Donald J. Trump is many things: entrepreneur, real-estate developer, television personality, and frontrunner for the American Republican Party. But did you know that he’s also a poet? Despite his aversion to all things politically correct, perhaps underneath his tasteless antics and deplorable public persona lies a sensitive, imaginative man. With a little re-arranging, we converted his twitter account into a poet’s journal, searching for deeper meaning while discovering some truly exquisite social commentary.

For starters, it’s pretty obvious that Trump draws a lot of inspiration from fellow Republican nominee Ted Cruz. One could say Cruz is his muse. In the following tweet, he accuses Cruz of lying — something he often does. Beneath the surface, however, a sadder image emerges: one of betrayal, loss, and loneliness. Trump expertly summarizes Shakespearian tragedy by having Cruz resemble Hamlet. Here’s how we interpreted the tweet:

Original tweet: “Wow, just saw an ad — Cruz is lying on so many levels. There is nobody more against ObamaCare than me, will repeal & replace. He lies!”

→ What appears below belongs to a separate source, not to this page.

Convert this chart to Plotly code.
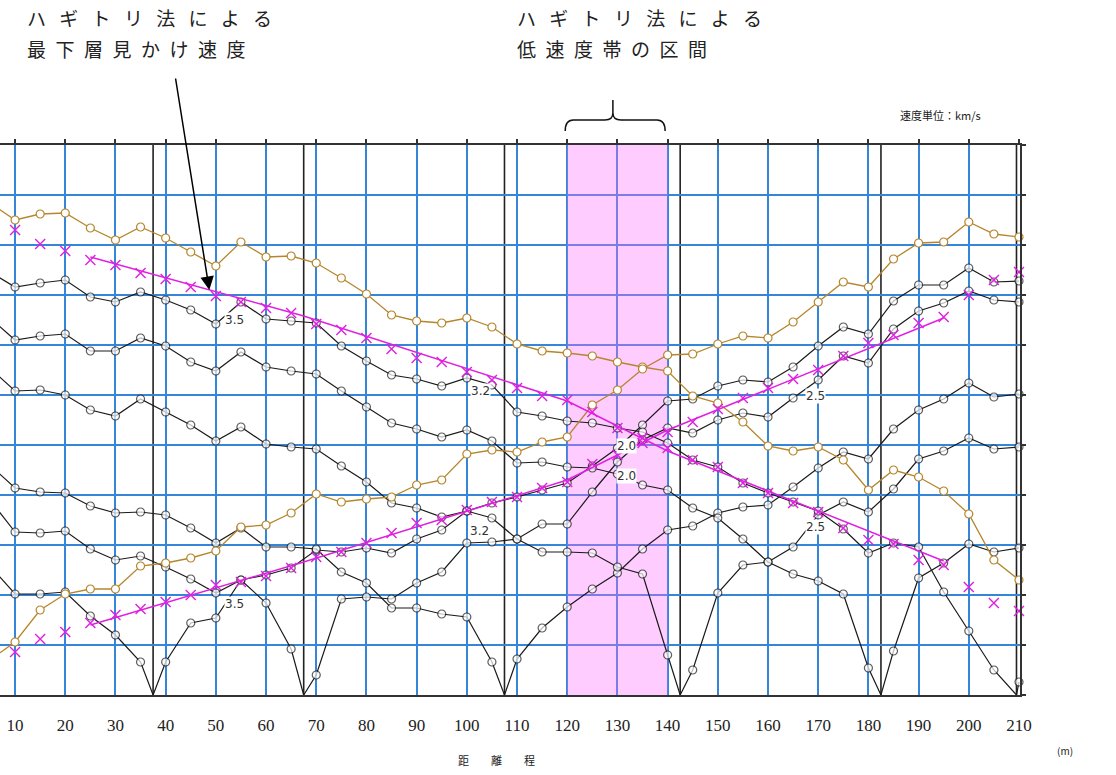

Found poem: Lying. He lies! Repeal & replace. There is nobody.

Original tweet: “We will stop heroin and other drugs from coming into New Hampshire from our open southern border. We will build a WALL and have security.”

Found poem: Heroin will build security, a WALL, and border. We will open. Stop drugs.

Original tweet: “Ted Cruz is a cheater! He holds the Bible high and then lies and misrepresents the facts!”

Found poem: A cheater lies. He holds the facts high!

Original tweet: “Anybody who watched all of Ted Cruz’s far too long, rambling, overly flamboyant speech last nite [sic] would say that was his Howard Dean moment!”

Found poem: Watched; far too long; rambling; flamboyant. Last nite. His moment.